═══ Data in this exercise ═══

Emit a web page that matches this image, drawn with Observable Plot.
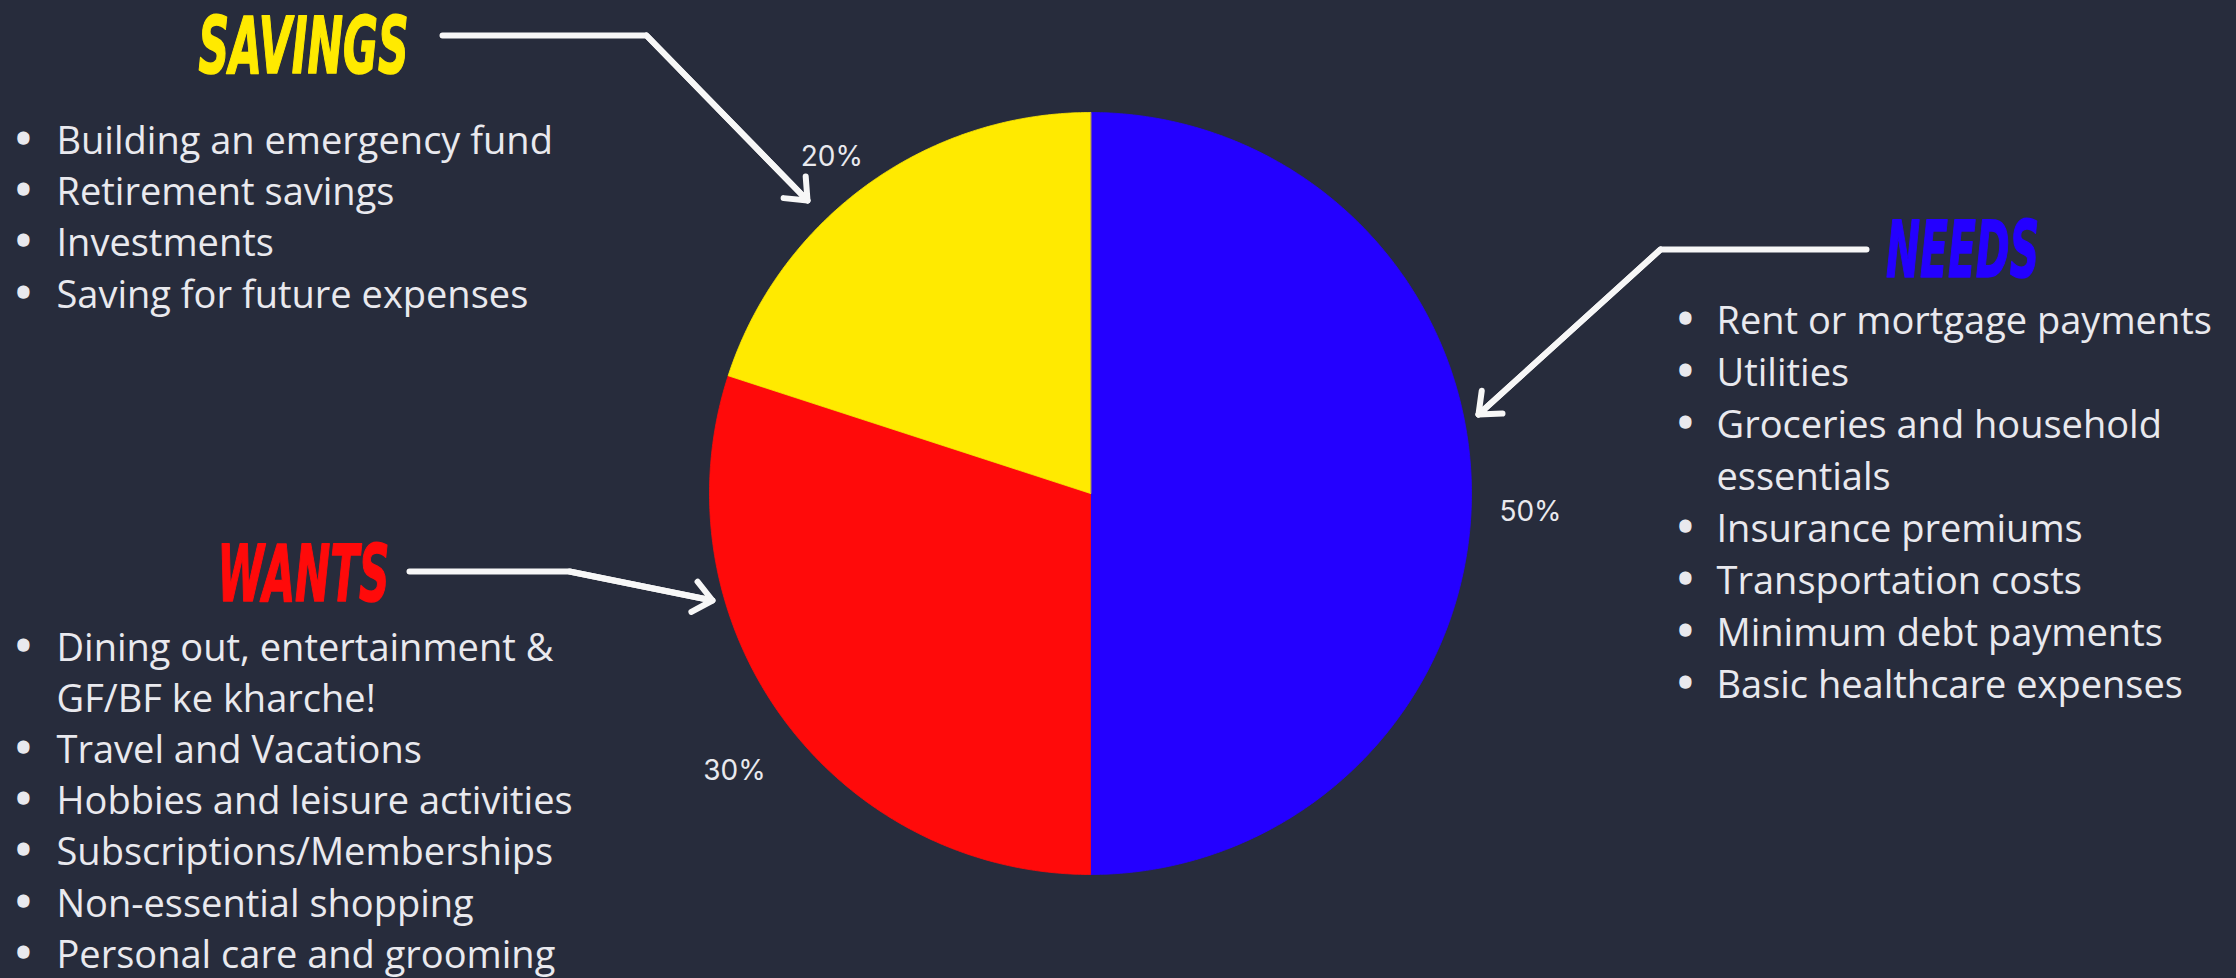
<!DOCTYPE html>
<html><head><meta charset="utf-8">
<script src="https://cdn.jsdelivr.net/npm/d3@7"></script>
<script src="https://cdn.jsdelivr.net/npm/@observablehq/plot@0.6"></script>
<style>
html,body{margin:0;padding:0;background:#272c3c;overflow:hidden;}
#chart svg{display:block;}
</style></head><body><div id="chart"></div>
<script>
// ---- data ----
const categories = ["Needs", "Wants", "Savings"];
const shares = [50, 30, 20];
const shareLabels = ["50%", "30%", "20%"];
const titles = ["NEEDS", "WANTS", "SAVINGS"];
const sliceColors = ["#2400ff", "#ff0a0a", "#ffea00"];
const needsItems = ["Rent or mortgage payments", "Utilities", "Groceries and household\nessentials", "Insurance premiums", "Transportation costs", "Minimum debt payments", "Basic healthcare expenses"];
const wantsItems = ["Dining out, entertainment &\nGF/BF ke kharche!", "Travel and Vacations", "Hobbies and leisure activities", "Subscriptions/Memberships", "Non-essential shopping", "Personal care and grooming"];
const savingsItems = ["Building an emergency fund", "Retirement savings", "Investments", "Saving for future expenses"];

// ---- layout ----
const W = 2236, H = 978;
const BG = "#272c3c";
const TEXT = "#e9e9ee";
const pie = {cx: 1090, cy: 493, r: 381, labelR: 440, labelDy: 19};
const bullet = {lift: 2};
const listLayout = {
  Needs:   {bulletX: 1685, textX: 1716, firstBaseline: 333, step: 52.1},
  Wants:   {bulletX: 23,   textX: 56,   firstBaseline: 660, step: 51.2},
  Savings: {bulletX: 23,   textX: 56,   firstBaseline: 153, step: 51.4}
};
const titleLayout = {
  Needs:   {x: 1962, baseline: 276, length: 153},
  Wants:   {x: 303,  baseline: 600, length: 172},
  Savings: {x: 303,  baseline: 72,  length: 210}
};
const arrowLayout = {
  Needs:   [[1866, 249], [1660, 249], [1478, 414]],
  Wants:   [[409, 571], [569, 571], [712, 600]],
  Savings: [[442, 35], [646, 35], [807, 200]]
};

// ---- derived tables ----
const slices = categories.map((c, i) => ({category: c, share: shares[i], label: shareLabels[i], title: titles[i], color: sliceColors[i]}));
const arcs = d3.pie().sort(null).value(d => d.share)(slices);
const slicePolys = arcs.map(a => {
  const pts = [{x: pie.cx, y: pie.cy}];
  const n = Math.ceil((a.endAngle - a.startAngle) / (Math.PI / 360));
  for (let k = 0; k <= n; k++) {
    const t = a.startAngle + (a.endAngle - a.startAngle) * k / n;
    pts.push({x: pie.cx + pie.r * Math.sin(t), y: pie.cy - pie.r * Math.cos(t)});
  }
  return {color: a.data.color, pts};
});
const pctLabels = arcs.map(a => {
  const t = (a.startAngle + a.endAngle) / 2;
  return {text: a.data.label, x: pie.cx + pie.labelR * Math.sin(t), y: pie.cy - pie.labelR * Math.cos(t) + pie.labelDy};
});

function listRows(items, lay) {
  const rows = []; let i = 0;
  items.forEach(item => item.split("\n").forEach((line, j) => {
    rows.push({line, bullet: j === 0, x: lay.textX, bx: lay.bulletX, y: lay.firstBaseline + i * lay.step});
    i++;
  }));
  return rows;
}
const rows = [
  ...listRows(needsItems, listLayout.Needs),
  ...listRows(wantsItems, listLayout.Wants),
  ...listRows(savingsItems, listLayout.Savings)
];
const bulletRows = rows.filter(r => r.bullet).map(r => ({x: r.bx, y: r.y - bullet.lift}));
const titleRows = slices.map(s => ({text: s.title, color: s.color, ...titleLayout[s.category]}));
const arrowPts = categories.flatMap(c => arrowLayout[c].map(([x, y]) => ({c, x, y})));
const arrowHeads = categories.map(c => {
  const p = arrowLayout[c]; const a = p[p.length - 2], b = p[p.length - 1];
  return {x1: a[0], y1: a[1], x2: b[0], y2: b[1]};
});

const listFont = {fontFamily: "'Open Sans', 'Noto Sans', sans-serif", fontSize: 38, fill: TEXT, lineAnchor: "bottom"};

const chart = Plot.plot({
  width: W, height: H, margin: 0,
  x: {domain: [0, W], range: [0, W], axis: null},
  y: {domain: [0, H], range: [0, H], axis: null},
  style: {background: BG, overflow: "hidden"},
  marks: [
    ...slicePolys.map(s => Plot.line(s.pts, {x: "x", y: "y", fill: s.color, stroke: s.color, strokeWidth: 0.8, curve: "linear-closed"})),
    Plot.text(pctLabels, {x: "x", y: "y", text: "text", fill: TEXT, fontSize: 28, fontFamily: "Inter, 'Open Sans', sans-serif"}),
    Plot.line(arrowPts, {x: "x", y: "y", z: "c", stroke: "#f7f7f7", strokeWidth: 6, strokeLinejoin: "miter", strokeLinecap: "round"}),
    Plot.arrow(arrowHeads, {x1: "x1", y1: "y1", x2: "x2", y2: "y2", stroke: "#f7f7f7", strokeWidth: 6, headLength: 6, headAngle: 80, strokeLinecap: "round", strokeLinejoin: "round"}),
    Plot.text(rows, {x: "x", y: "y", text: "line", textAnchor: "start", ...listFont}),
    Plot.text(bulletRows, {x: "x", y: "y", text: () => "\u2022", textAnchor: "middle", ...listFont, fontWeight: "bold", stroke: TEXT, strokeWidth: 1.5}),
    Plot.text(titleRows, {x: "x", y: "baseline", text: "text", fill: "color", stroke: "color", strokeWidth: 1.5, lineAnchor: "bottom", textAnchor: "middle",
      fontSize: 78, fontWeight: "bold", fontStyle: "italic", fontFamily: "'Liberation Sans Narrow', 'DejaVu Sans Condensed', 'DejaVu Sans', sans-serif"})
  ]
});

// squeeze the condensed titles to their measured widths
const lengths = Object.fromEntries(titleRows.map(t => [t.text, t.length]));
chart.querySelectorAll("text").forEach(el => {
  const k = el.textContent;
  if (lengths[k] !== undefined && el.getAttribute("fill") !== TEXT) {
    el.setAttribute("textLength", lengths[k]);
    el.setAttribute("lengthAdjust", "spacingAndGlyphs");
  }
});
document.getElementById("chart").appendChild(chart);
</script>
</body></html>
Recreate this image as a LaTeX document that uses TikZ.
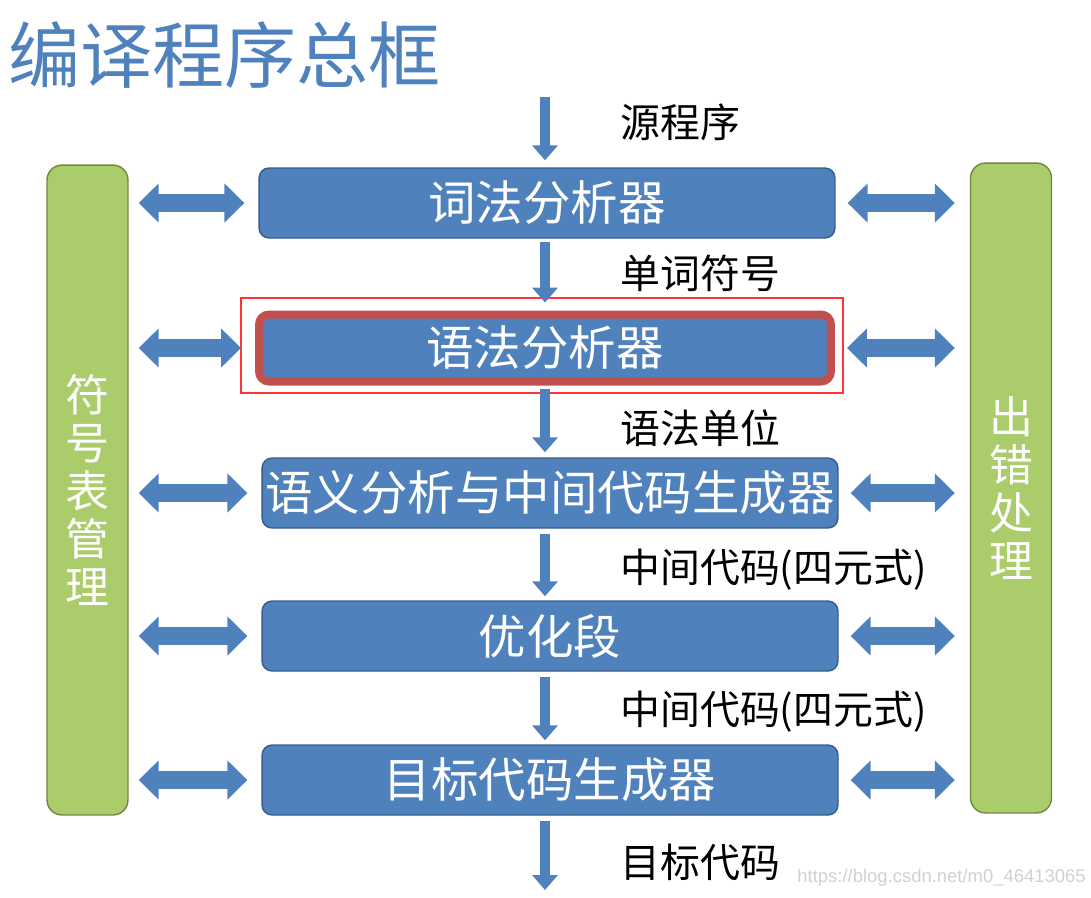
\documentclass[tikz,border=0pt]{standalone}
\usepackage{fontspec}
\setmainfont{Noto Sans CJK SC}
\newfontfamily\urlfont{Liberation Sans}
\usepackage{xcolor}
\usepackage{tikz}
\usetikzlibrary{positioning,arrows.meta}
\definecolor{boxblue}{RGB}{79,129,189}
\definecolor{boxedge}{RGB}{56,93,138}
\definecolor{barfill}{RGB}{170,204,106}
\definecolor{baredge}{RGB}{113,137,63}
\definecolor{boxred}{RGB}{192,80,77}
\definecolor{markred}{RGB}{255,51,51}
\tikzset{
    stage/.style={rectangle, rounded corners=0.2cm, draw=boxedge, line width=0.8pt, fill=boxblue,
        minimum width=11.52cm, minimum height=1.4cm, text=white, inner sep=0pt,
        font=\fontsize{27}{30}\selectfont},
    sidebar/.style={rectangle, rounded corners=0.3cm, draw=baredge, line width=0.8pt, fill=barfill,
        minimum width=1.62cm, minimum height=13cm, text=white, align=center,
        font=\fontsize{25}{27.2}\selectfont},
    flowlabel/.style={anchor=west, inner sep=0pt, font=\fontsize{22.7}{25}\selectfont},
    flow/.style={draw=boxblue, line width=0.2cm, -{Triangle[width=0.5cm, length=0.3cm]}},
    link/.style={draw=boxblue, line width=0.36cm,
        {Triangle[width=0.76cm, length=0.4cm]}-{Triangle[width=0.76cm, length=0.4cm]}}
}

\begin{document}
\begin{tikzpicture}[x=0.02cm, y=-0.02cm]
    \useasboundingbox (0,0) rectangle (1091,897);

    % title
    \node[anchor=west, inner sep=0pt, text=boxblue, font=\fontsize{41}{44}\selectfont] (title) at (8,55) {编译程序总框};

    % side bars
    \node[sidebar] (table) at (87.5,490) {符\\号\\表\\管\\理};
    \node[sidebar] (error) at (1011,488) {出\\错\\处\\理};

    % stages
    \node[stage] (lex) at (547,203) {词法分析器};
    \node[stage, draw=boxred, line width=0.16cm, minimum width=11.44cm, minimum height=1.34cm] (syn) at (545,348) {语法分析器};
    \node[stage] (sem) at (550,493) {语义分析与中间代码生成器};
    \node[stage] (opt) at (550,636) {优化段};
    \node[stage] (gen) at (550,780) {目标代码生成器};

    % highlight
    \draw[markred, line width=1.2pt] (241,298) rectangle (843,393);

    \coordinate (src) at (545,97);
    \coordinate (dst) at (545,890);

    % main flow
    \draw[flow, shorten >=0.14cm] (src) -- (lex.north -| src);
    \draw[flow, shorten <=0.06cm, shorten >=0.16cm] (lex.south -| src) -- (syn.north -| src);
    \draw[flow, shorten <=0.06cm, shorten >=0.1cm] (syn.south -| src) -- (sem.north -| src);
    \draw[flow, shorten <=0.1cm, shorten >=0.08cm] (sem.south -| src) -- (opt.north -| src);
    \draw[flow, shorten <=0.1cm, shorten >=0.08cm] (opt.south -| src) -- (gen.north -| src);
    \draw[flow, shorten <=0.1cm] (gen.south -| src) -- (dst);

    \node[flowlabel] (l1) at (620,122) {源程序};
    \node[flowlabel] (l2) at (620,273) {单词符号};
    \node[flowlabel] (l3) at (620,428) {语法单位};
    \node[flowlabel] (l4) at (620,570) {中间代码(四元式)};
    \node[flowlabel] (l5) at (620,712) {中间代码(四元式)};
    \node[flowlabel] (l6) at (620,862) {目标代码};

    % links to the side bars
    \foreach \s in {lex,syn,sem,opt,gen}{
        \draw[link, shorten <=0.2cm, shorten >=0.28cm] (table.east |- \s.west) -- (\s.west);
        \draw[link, shorten <=0.24cm, shorten >=0.3cm] (\s.east) -- (error.west |- \s.east);
    }

    \node[anchor=east, inner sep=0pt, text=black!18, font=\urlfont\fontsize{10.5}{12}\selectfont] (mark) at (1086,878) {https://blog.csdn.net/m0\_46413065};
\end{tikzpicture}
\end{document}
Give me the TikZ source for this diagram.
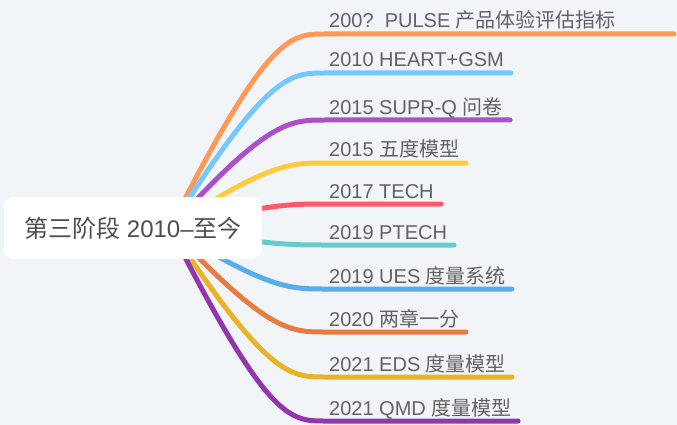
\documentclass[tikz,border=0pt]{standalone}
\usepackage{fontspec}
\setmainfont{Liberation Sans}
\newfontfamily\cjk{Noto Sans CJK SC}
\definecolor{bg}{HTML}{F2F5F8}
\definecolor{labgray}{HTML}{626262}
\definecolor{rootgray}{HTML}{4E4E4E}
\definecolor{cA1}{HTML}{FF9955}
\definecolor{cA2}{HTML}{74C7FF}
\definecolor{cA3}{HTML}{AB50C8}
\definecolor{cA4}{HTML}{FFCB3C}
\definecolor{cA5}{HTML}{FF5A6B}
\definecolor{cA6}{HTML}{66CCCC}
\definecolor{cA7}{HTML}{58AEE8}
\definecolor{cA8}{HTML}{E87B40}
\definecolor{cA9}{HTML}{E8B325}
\definecolor{cA10}{HTML}{9434AE}
\begin{document}
\begin{tikzpicture}[x=1pt,y=-1pt,
  branch/.style={line width=5pt, line cap=round},
  lab/.style={anchor=base west, inner sep=0pt, text=labgray, font=\fontsize{20}{22}\selectfont},
  rootbox/.style={fill=white, rounded corners=10pt, minimum width=258pt, minimum height=62pt, inner sep=0pt, text=rootgray, font=\fontsize{24}{26}\selectfont}]
\fill[bg] (0,0) rectangle (677,425);
\useasboundingbox (0,0) rectangle (677,425);
\coordinate (hub) at (170,228);
\coordinate (ctA) at (268,0);
\coordinate (ctB) at (290,0);
% end points of curves and underlines
\coordinate (e1) at (325,34);  \coordinate (f1) at (674,34);
\coordinate (e2) at (325,73);  \coordinate (f2) at (511,73);
\coordinate (e3) at (325,120); \coordinate (f3) at (510,120);
\coordinate (e4) at (325,163); \coordinate (f4) at (466,163);
\coordinate (e5) at (325,204); \coordinate (f5) at (441,204);
\coordinate (e6) at (325,245); \coordinate (f6) at (454,245);
\coordinate (e7) at (325,289); \coordinate (f7) at (512,289);
\coordinate (e8) at (325,332); \coordinate (f8) at (466,332);
\coordinate (e9) at (325,377); \coordinate (f9) at (512,377);
\coordinate (e10) at (325,421); \coordinate (f10) at (518,421);
% branches
\draw[branch, cA1] (hub) .. controls (ctA |- e1) and (ctB |- e1) .. (e1) -- (f1);
\draw[branch, cA2] (hub) .. controls (ctA |- e2) and (ctB |- e2) .. (e2) -- (f2);
\draw[branch, cA3] (hub) .. controls (ctA |- e3) and (ctB |- e3) .. (e3) -- (f3);
\draw[branch, cA4] (hub) .. controls (ctA |- e4) and (ctB |- e4) .. (e4) -- (f4);
\draw[branch, cA5] (hub) .. controls (ctA |- e5) and (ctB |- e5) .. (e5) -- (f5);
\draw[branch, cA6] (hub) .. controls (ctA |- e6) and (ctB |- e6) .. (e6) -- (f6);
\draw[branch, cA7] (hub) .. controls (ctA |- e7) and (ctB |- e7) .. (e7) -- (f7);
\draw[branch, cA8] (hub) .. controls (ctA |- e8) and (ctB |- e8) .. (e8) -- (f8);
\draw[branch, cA9] (hub) .. controls (ctA |- e9) and (ctB |- e9) .. (e9) -- (f9);
\draw[branch, cA10] (hub) .. controls (ctA |- e10) and (ctB |- e10) .. (e10) -- (f10);
% root
\node[rootbox] (root) at (133,228) {{\cjk 第三阶段} 2010–{\cjk 至今}};
% labels
\node[lab] (l1) at (329,28) {200?\ \ PULSE {\cjk 产品体验评估指标}};
\node[lab] (l2) at (329,67) {2010 HEART+GSM};
\node[lab] (l3) at (329,114) {2015 SUPR-Q {\cjk 问卷}};
\node[lab] (l4) at (329,157) {2015 {\cjk 五度模型}};
\node[lab] (l5) at (329,198) {2017 TECH};
\node[lab] (l6) at (329,239) {2019 PTECH};
\node[lab] (l7) at (329,283) {2019 UES {\cjk 度量系统}};
\node[lab] (l8) at (329,326) {2020 {\cjk 两章一分}};
\node[lab] (l9) at (329,371) {2021 EDS {\cjk 度量模型}};
\node[lab] (l10) at (329,415) {2021 QMD {\cjk 度量模型}};
\end{tikzpicture}
\end{document}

═══

▶ What is required
Copy every line above in which the string "that" shows up.

▶ The reply
Emit a web page that matches this image, drawn with Observable Plot.
Recreate this image as a LaTeX document that uses TikZ.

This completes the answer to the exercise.